Set exercise - From the entries below, pull out each line where "this" appears.

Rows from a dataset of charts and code
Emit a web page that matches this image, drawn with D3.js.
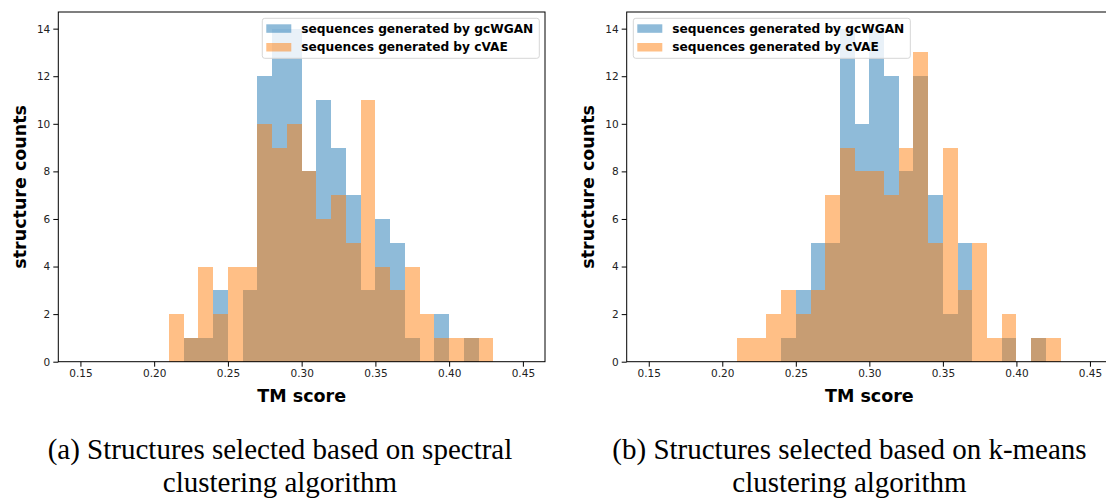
<!DOCTYPE html>
<html>
<head>
<meta charset="utf-8">
<script src="https://d3js.org/d3.v7.min.js"></script>
<style>
  body { margin: 0; background: #fff; }
  svg { display: block; }
</style>
</head>
<body>
<svg id="fig" width="1106" height="498"></svg>
<script>
// TM score bins (left edge of each 0.01 wide bin)
var tmBins = [0.15, 0.16, 0.17, 0.18, 0.19, 0.20, 0.21, 0.22, 0.23, 0.24,
              0.25, 0.26, 0.27, 0.28, 0.29, 0.30, 0.31, 0.32, 0.33, 0.34,
              0.35, 0.36, 0.37, 0.38, 0.39, 0.40, 0.41, 0.42, 0.43, 0.44];
var binWidth = 0.01;

// (a) spectral clustering
var spectralGcWGAN = [0, 0, 0, 0, 0, 0, 0, 1, 1, 3, 0, 3, 12, 14, 14, 8, 11, 9, 7, 3, 6, 5, 1, 0, 2, 0, 1, 0, 0, 0];
var spectralCVAE   = [0, 0, 0, 0, 0, 0, 2, 1, 4, 2, 4, 4, 10, 9, 10, 8, 6, 7, 5, 11, 4, 3, 4, 2, 1, 1, 1, 1, 0, 0];

// (b) k-means clustering
var kmeansGcWGAN = [0, 0, 0, 0, 0, 0, 0, 0, 0, 1, 3, 5, 5, 14, 10, 14, 12, 8, 12, 7, 2, 5, 0, 0, 1, 0, 1, 0, 0, 0];
var kmeansCVAE   = [0, 0, 0, 0, 0, 0, 1, 1, 2, 3, 2, 3, 7, 9, 8, 8, 7, 9, 13, 5, 9, 3, 5, 1, 2, 0, 1, 1, 0, 0];

var seriesNames = ["sequences generated by gcWGAN", "sequences generated by cVAE"];
var seriesColors = ["#1f77b4", "#ff7f0e"];

var xTicks = [0.15, 0.20, 0.25, 0.30, 0.35, 0.40, 0.45];
var yTicks = [0, 2, 4, 6, 8, 10, 12, 14];

var captions = [
    ["(a) Structures selected based on spectral", "clustering algorithm"],
    ["(b) Structures selected based on k-means", "clustering algorithm"]
];

var svg = d3.select("#fig");
var top_ = 12, bottom = 361.7;

function drawHist(left, right, seriesData, legendSide) {
    var x = d3.scaleLinear().domain([0.135, 0.465]).range([left, right]);
    var y = d3.scaleLinear().domain([0, 14.7]).range([bottom, top_]);

    var g = svg.append("g");

    // gcWGAN first, cVAE on top, both half transparent
    seriesData.forEach(function(counts, s) {
        g.append("g")
            .selectAll("rect")
            .data(tmBins.map(function(b, i) { return {x0: b, n: counts[i]}; }).filter(function(d) { return d.n > 0; }))
            .enter().append("rect")
            .attr("x", function(d) { return x(d.x0); })
            .attr("width", function(d) { return x(d.x0 + binWidth) - x(d.x0); })
            .attr("y", function(d) { return y(d.n); })
            .attr("height", function(d) { return y(0) - y(d.n); })
            .attr("fill", seriesColors[s])
            .attr("fill-opacity", 0.5)
            .attr("shape-rendering", "crispEdges");
    });

    // frame
    g.append("rect")
        .attr("x", left).attr("y", top_)
        .attr("width", right - left).attr("height", bottom - top_)
        .attr("fill", "none").attr("stroke", "#000").attr("stroke-width", 1);

    var xAxis = g.append("g")
        .attr("transform", "translate(0," + bottom + ")")
        .call(d3.axisBottom(x).tickValues(xTicks).tickFormat(d3.format(".2f")).tickSize(5).tickPadding(3));
    var yAxis = g.append("g")
        .attr("transform", "translate(" + left + ",0)")
        .call(d3.axisLeft(y).tickValues(yTicks).tickSize(5).tickPadding(3));
    [xAxis, yAxis].forEach(function(a) {
        a.select(".domain").remove();
        a.selectAll("text").attr("font-family", "DejaVu Sans").attr("font-size", 10.5).attr("fill", "#222");
        a.selectAll("line").attr("stroke", "#000");
    });

    g.append("text")
        .attr("x", (left + right) / 2).attr("y", 401.5)
        .attr("text-anchor", "middle")
        .attr("font-family", "DejaVu Sans").attr("font-weight", "bold").attr("font-size", 17.5)
        .text("TM score");

    g.append("text")
        .attr("transform", "translate(" + (left - 32.8) + "," + ((top_ + bottom) / 2) + ") rotate(-90)")
        .attr("text-anchor", "middle")
        .attr("font-family", "DejaVu Sans").attr("font-weight", "bold").attr("font-size", 17.5)
        .text("structure counts");

    // legend
    var lg = g.append("g");
    var box = lg.append("rect");
    var items = lg.selectAll("g.item").data(seriesNames).enter().append("g");
    items.append("rect")
        .attr("x", 4).attr("y", function(d, i) { return 6 + i * 18.7; })
        .attr("width", 25).attr("height", 8.5)
        .attr("fill", function(d, i) { return seriesColors[i]; })
        .attr("fill-opacity", 0.5);
    var texts = items.append("text")
        .attr("x", 39).attr("y", function(d, i) { return 14.5 + i * 18.7; })
        .attr("font-family", "DejaVu Sans").attr("font-weight", "bold").attr("font-size", 12.2)
        .text(function(d) { return d; });
    var maxLen = d3.max(texts.nodes(), function(n) { return n.getComputedTextLength(); });
    var bw = 39 + maxLen + 6, bh = 40;
    box.attr("width", bw).attr("height", bh).attr("rx", 2.5)
        .attr("fill", "#fff").attr("fill-opacity", 0.8)
        .attr("stroke", "#d6d6d6").attr("stroke-width", 1);
    var lx = legendSide === "right" ? right - 5.7 - bw : left + 6.6;
    lg.attr("transform", "translate(" + lx + "," + (top_ + 6.3) + ")");
}

drawHist(58.3, 545, [spectralGcWGAN, spectralCVAE], "right");
drawHist(626.7, 1112, [kmeansGcWGAN, kmeansCVAE], "left");

// sub-figure captions
var capCenters = [280, 849.5];
captions.forEach(function(lines, k) {
    lines.forEach(function(t, j) {
        svg.append("text")
            .attr("x", capCenters[k]).attr("y", j === 0 ? 459 : 492)
            .attr("text-anchor", "middle")
            .attr("font-family", "Liberation Serif").attr("font-size", 29)
            .attr("fill", "#000")
            .text(t);
    });
});
</script>
</body>
</html>
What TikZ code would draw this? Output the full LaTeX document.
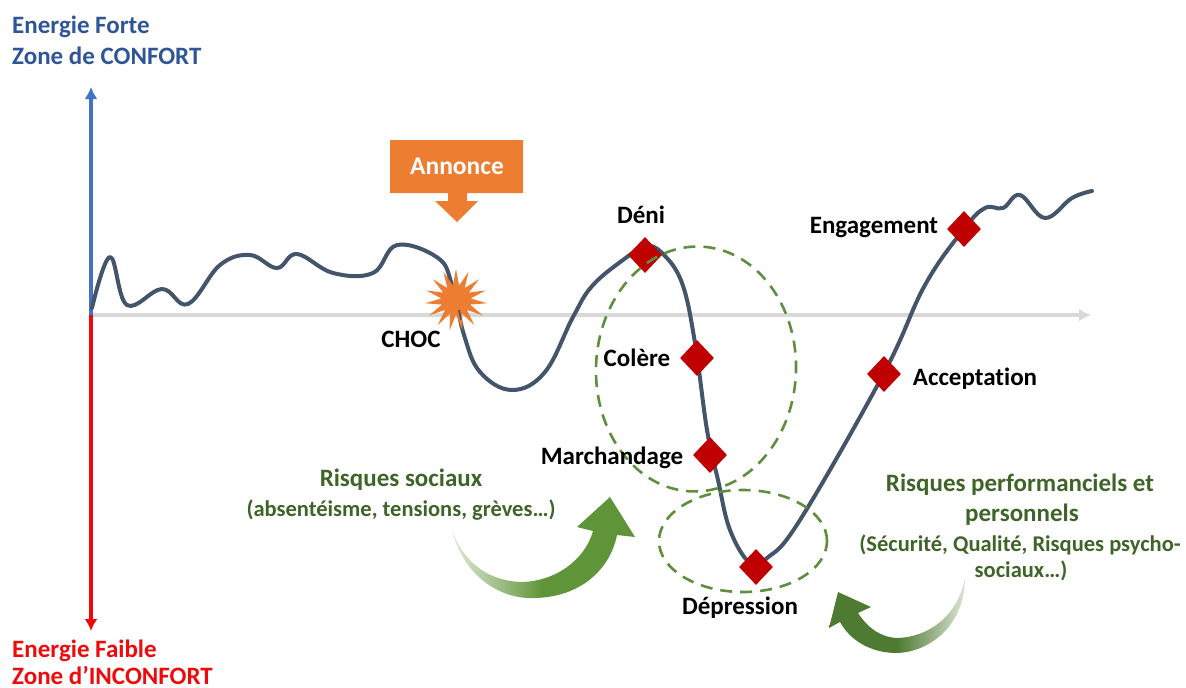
\documentclass[tikz,border=0pt]{standalone}
\usepackage{fontspec}
\setmainfont[Ligatures=NoCommon]{Carlito}
\usetikzlibrary{shapes.geometric,arrows.meta}
\definecolor{curvec}{HTML}{44546A}
\definecolor{orangec}{HTML}{ED7D31}
\definecolor{redd}{HTML}{C00000}
\definecolor{greent}{HTML}{3F6428}
\definecolor{greendash}{HTML}{5F8F3E}
\definecolor{greena}{HTML}{5F9438}
\definecolor{greenb}{HTML}{4F7A31}
\definecolor{bluet}{HTML}{2F5597}
\definecolor{bluea}{HTML}{4472C4}
\definecolor{reda}{HTML}{EE0A0A}
\tikzset{
  lab/.style={font=\fontsize{25}{29}\selectfont\bfseries,text=black,inner sep=0pt},
  glab/.style={font=\fontsize{25}{29}\selectfont\bfseries,text=greent,inner sep=0pt,align=center},
  gsmall/.style={font=\fontsize{22.5}{29}\selectfont\bfseries,text=greent,inner sep=0pt,align=center},
  axlab/.style={font=\fontsize{25}{29}\selectfont\bfseries,inner sep=0pt,anchor=base west},
  dia/.style={diamond,fill=redd,draw=none,minimum width=34pt,minimum height=36pt,inner sep=0pt},
  zone/.style={ellipse,draw=greendash,line width=2.6pt,dash pattern=on 12pt off 8pt,inner sep=0pt},
  ax/.style={line width=4pt,-{Latex[length=12pt,width=13pt]}},
  curveline/.style={draw=curvec,line width=4pt,line cap=round,line join=round},
}
\begin{document}
\begin{tikzpicture}[x=1pt,y=-1pt]
\useasboundingbox (0,0) rectangle (1186,688);
\coordinate (O) at (91,315);
\coordinate (T) at (91,87);
\coordinate (B) at (91,631);
\coordinate (R) at (1091,315);
\draw[ax,draw=black!15] (O) -- (R);
\draw[ax,draw=bluea] (O) -- (T);
\draw[ax,draw=reda] (O) -- (B);

\draw[curveline] plot[smooth,tension=0.65] coordinates {
(92,308) (110,257) (127,305) (162,289) (188,304)
(220,265) (250,255) (277,268) (297,254) (333,273) (373,273)
(397,245) (438,258) (452,285) (464,335) (480,372) (512,390) (545,372)
(573,317) (593,285) (627,257) (645,246) (662,253) (682,283) (695,343) (707,430)
(718,480) (730,530) (750,563) (767,558) (800,520) (884,373) (925,285)
(964,229) (985,208) (1003,208) (1020,195) (1045,218) (1072,198) (1092,191)};

\node[star,star points=15,star point ratio=2.1,fill=orangec,draw=none,minimum size=62pt,inner sep=0pt] (choc) at (456,300) {};
\draw[curvec,line width=1.6pt] (459,310) -- (461,320);

\fill[orangec] (390,140) -- (523,140) -- (523,193) -- (467,193) -- (467,201) -- (478,201) -- (457,222) -- (435,201) -- (448,201) -- (448,193) -- (390,193) -- cycle;
\node[font=\fontsize{25.5}{29}\selectfont\bfseries,text=white,inner sep=0pt] (ann) at (457,166) {Annonce};

\node[dia] (d1) at (645,255) {};
\node[dia] (d2) at (697,358) {};
\node[dia] (d3) at (710,455) {};
\node[dia] (d4) at (756,567) {};
\node[dia] (d5) at (884,374) {};
\node[dia] (d6) at (964,229) {};

\node[zone,minimum width=200pt,minimum height=245pt,rotate=-2] (z1) at (696,369) {};
\node[zone,minimum width=168pt,minimum height=102pt] (z2) at (743,541) {};

\node[lab] (t0) at (411,339) {CHOC};
\node[lab] (t1) at (641,215) {Déni};
\node[lab] (t2) at (637,358) {Colère};
\node[lab] (t3) at (612,458) {Marchandage};
\node[lab] (t4) at (740,608) {Dépression};
\node[lab] (t5) at (975,379) {Acceptation};
\node[lab] (t6) at (874,228) {Engagement};

\node[axlab,text=bluet] (e1) at (12,34) {Energie Forte};
\node[axlab,text=bluet] (e2) at (12,64) {Zone de CONFORT};
\node[axlab,text=reda] (e3) at (12,657) {Energie Faible};
\node[axlab,text=reda] (e4) at (12,684) {Zone d’INCONFORT};

\node[glab] (g1) at (401,480) {Risques sociaux};
\node[gsmall] (g2) at (401,510) {(absentéisme, tensions, grèves…)};
\node[glab] (g3) at (1020,485) {Risques performanciels et};
\node[glab] (g4) at (1022,515) {personnels};
\node[gsmall] (g5) at (1020,545) {(Sécurité, Qualité, Risques psycho-};
\node[gsmall] (g6) at (1021,571) {sociaux…)};

\shade[left color=greena!20,right color=greena,middle color=greena]
 (452,529) .. controls (462,575) and (500,600) .. (535,598)
 .. controls (580,597) and (610,570) .. (617,535)
 -- (635,537) -- (610,497) -- (577,527) -- (593,531)
 .. controls (585,560) and (555,582) .. (520,582)
 .. controls (485,580) and (462,560) .. (452,529) -- cycle;

\shade[right color=greenb!20,left color=greenb,middle color=greenb]
 (965,578) .. controls (965,625) and (930,652) .. (897,653)
 .. controls (870,653) and (850,640) .. (840,622)
 -- (829,628) -- (838,592) -- (871,607) -- (858,613)
 .. controls (868,628) and (880,637) .. (897,638)
 .. controls (930,637) and (958,615) .. (965,578) -- cycle;
\end{tikzpicture}
\end{document}
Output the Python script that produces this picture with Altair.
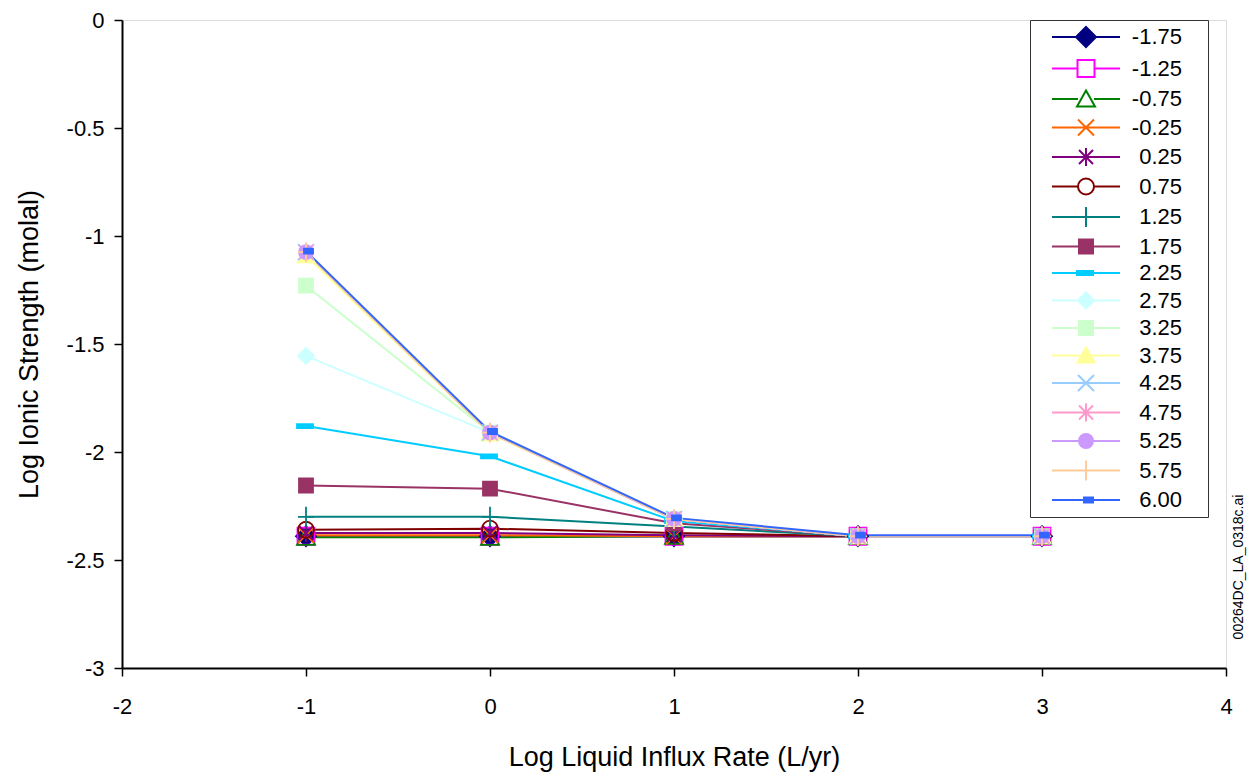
import altair as alt
import pandas as pd

# ---------------- data ----------------
x_values = [-1, 0, 1, 2, 3]
series = ["-1.75", "-1.25", "-0.75", "-0.25", "0.25", "0.75", "1.25", "1.75",
          "2.25", "2.75", "3.25", "3.75", "4.25", "4.75", "5.25", "5.75", "6.00"]

y_m175 = [-2.39, -2.39, -2.39, -2.39, -2.39]
y_m125 = [-2.39, -2.39, -2.39, -2.39, -2.39]
y_m075 = [-2.395, -2.395, -2.39, -2.39, -2.39]
y_m025 = [-2.385, -2.385, -2.39, -2.39, -2.39]
y_p025 = [-2.375, -2.375, -2.385, -2.39, -2.39]
y_p075 = [-2.36, -2.355, -2.375, -2.39, -2.39]
y_p125 = [-2.30, -2.30, -2.345, -2.39, -2.39]
y_p175 = [-2.155, -2.17, -2.33, -2.39, -2.39]
y_p225 = [-1.88, -2.02, -2.32, -2.39, -2.39]
y_p275 = [-1.555, -1.91, -2.31, -2.39, -2.39]
y_p325 = [-1.23, -1.91, -2.31, -2.39, -2.39]
y_p375 = [-1.09, -1.915, -2.31, -2.39, -2.39]
y_p425 = [-1.075, -1.91, -2.31, -2.39, -2.39]
y_p475 = [-1.075, -1.91, -2.31, -2.39, -2.39]
y_p525 = [-1.075, -1.91, -2.31, -2.39, -2.39]
y_p575 = [-1.075, -1.91, -2.31, -2.39, -2.39]
y_p600 = [-1.07, -1.905, -2.305, -2.385, -2.385]

all_y = [y_m175, y_m125, y_m075, y_m025, y_p025, y_p075, y_p125, y_p175, y_p225,
         y_p275, y_p325, y_p375, y_p425, y_p475, y_p525, y_p575, y_p600]

x_ticks = [-2, -1, 0, 1, 2, 3, 4]
y_ticks = [-3, -2.5, -2, -1.5, -1, -0.5, 0]
note_text = ["00264DC_LA_0318c.ai"]

# ---------------- styles ----------------
colors = ["#000080", "#FF00FF", "#008000", "#FF6600", "#800080", "#800000", "#008080",
          "#993366", "#00CCFF", "#CCFFFF", "#CCFFCC", "#FFFF99", "#99CCFF", "#FF99CC",
          "#CC99FF", "#FFCC99", "#3366FF"]


def sq(h):
    return f"M{-h},{-h}H{h}V{h}H{-h}Z"


def diamond(h):
    return f"M0,{-h}L{h},0L0,{h}L{-h},0Z"


def tri(w, top, bot):
    return f"M0,{-top}L{w},{bot}H{-w}Z"


def xmark(h):
    return f"M{-h},{-h}L{h},{h}M{-h},{h}L{h},{-h}"


def aster(h, v):
    return xmark(h) + f"M0,{-v}V{v}"


def circ(r):
    return f"M{-r},0A{r},{r},0,1,0,{r},0A{r},{r},0,1,0,{-r},0Z"


def plus(v, hh):
    return f"M0,{-v}V{v}M{-hh},0H{hh}"


def dash(x1, x2, h):
    return f"M{x1},{-h}H{x2}V{h}H{x1}Z"


# (marker path in px, open?, legend line gap)
markers = [
    (diamond(10), False, 0),
    (sq(8.5), True, 8.5),
    (tri(9, 8.5, 7.5), True, 8),
    (xmark(8), False, 0),
    (aster(7, 9), False, 0),
    (circ(8), True, 8),
    (plus(10, 8), False, 0),
    (sq(7), False, 0),
    (dash(-9, 7, 2), False, 0),
    (diamond(8), False, 0),
    (sq(7), False, 0),
    (tri(8.5, 8, 7), False, 0),
    (xmark(8), False, 0),
    (aster(7, 9), False, 0),
    (circ(7), False, 0),
    (plus(10, 8), False, 0),
    (dash(-2, 7, 2.5), False, 0),
]

plot_paths = [m[0] for m in markers]
plot_fills = ["transparent" if m[1] else c for m, c in zip(markers, colors)]
legend_fills = ["white" if m[1] else c for m, c in zip(markers, colors)]

EXT = 112


def legend_path(m):
    path, is_open, gap = m
    line = f"M-34,0H{-gap}M{gap},0H34" if gap else "M-34,0H34"
    return line + path + f"M{EXT},0"


legend_paths = [legend_path(m) for m in markers]

rows = []
for i, (s, ys) in enumerate(zip(series, all_y)):
    for xv, yv in zip(x_values, ys):
        rows.append({"series": s, "idx": i, "x": xv, "y": yv})
df = pd.DataFrame(rows)

FONT = "Liberation Sans"
W, H = 1104, 648

x_enc = alt.X("x:Q", scale=alt.Scale(domain=[-2, 4], nice=False),
              axis=alt.Axis(values=x_ticks, labelExpr="'' + datum.value", title="Log Liquid Influx Rate (L/yr)",
                            tickSize=8, tickWidth=1.5, tickColor="black", domainColor="black", domainWidth=2,
                            labelFontSize=22, labelPadding=20, labelColor="black", labelFlush=False,
                            labelOverlap=False, titleFontSize=27, titlePadding=27, titleFontWeight="normal",
                            titleColor="black", grid=False, labelFont=FONT, titleFont=FONT))
y_enc = alt.Y("y:Q", scale=alt.Scale(domain=[-3, 0], nice=False),
              axis=alt.Axis(values=y_ticks, labelExpr="'' + datum.value", title="Log Ionic Strength (molal)",
                            tickSize=8, tickWidth=1.5, tickColor="black", domainColor="black", domainWidth=2,
                            labelFontSize=22, labelPadding=10, labelColor="black", labelFlush=False,
                            labelOverlap=False, titleFontSize=27, titlePadding=23, titleFontWeight="normal",
                            titleColor="black", grid=False, labelFont=FONT, titleFont=FONT))

lines = alt.Chart(df).mark_line(strokeWidth=2).encode(
    x=x_enc, y=y_enc,
    stroke=alt.Stroke("series:N", scale=alt.Scale(domain=series, range=colors), legend=None),
)

points = alt.Chart(df).mark_point(filled=True, size=4, strokeWidth=1.8, opacity=1).encode(
    x="x:Q", y="y:Q",
    shape=alt.Shape("series:N", scale=alt.Scale(domain=series, range=plot_paths), legend=None),
    fill=alt.Fill("series:N", scale=alt.Scale(domain=series, range=plot_fills), legend=None),
    stroke=alt.Stroke("series:N", scale=alt.Scale(domain=series, range=colors), legend=None),
    order=alt.Order("idx:Q"),
)

leg = alt.Legend(title=None, orient="none", legendX=908, legendY=0, direction="vertical",
                 padding=6, rowPadding=4.5, symbolSize=4, symbolStrokeWidth=2, symbolOffset=39,
                 labelOffset=85, labelAlign="right", labelFontSize=22, labelFont=FONT,
                 labelColor="black", strokeColor="#333333", fillColor="white", symbolOpacity=1,
                 labelLimit=300)

legend_layer = alt.Chart(df).transform_filter("false").mark_point(filled=True, size=4, opacity=1).encode(
    shape=alt.Shape("series:N", scale=alt.Scale(domain=series, range=legend_paths), legend=leg),
    fill=alt.Fill("series:N", scale=alt.Scale(domain=series, range=legend_fills), legend=leg),
    stroke=alt.Stroke("series:N", scale=alt.Scale(domain=series, range=colors), legend=leg),
)

note = alt.Chart(pd.DataFrame({"label": note_text})).mark_text(
    angle=270, fontSize=14, font=FONT, color="black", align="center", baseline="middle"
).encode(text="label:N", x=alt.value(W + 13), y=alt.value(547))

chart = alt.layer(lines, points, legend_layer, note).resolve_scale(
    shape="independent", fill="independent", stroke="independent"
).properties(
    width=W, height=H,
    autosize=alt.AutoSizeParams(type="none"),
    padding={"left": 114, "top": 12, "right": 21, "bottom": 105},
).configure_view(stroke="black", strokeWidth=2).configure(font=FONT)

chart.save("out.html", embed_options={"renderer": "svg", "actions": False})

The result -
Emit a web page that matches this image, drawn with D3.js.
What TikZ code would draw this? Output the full LaTeX document.
Output the Python script that produces this picture with Altair.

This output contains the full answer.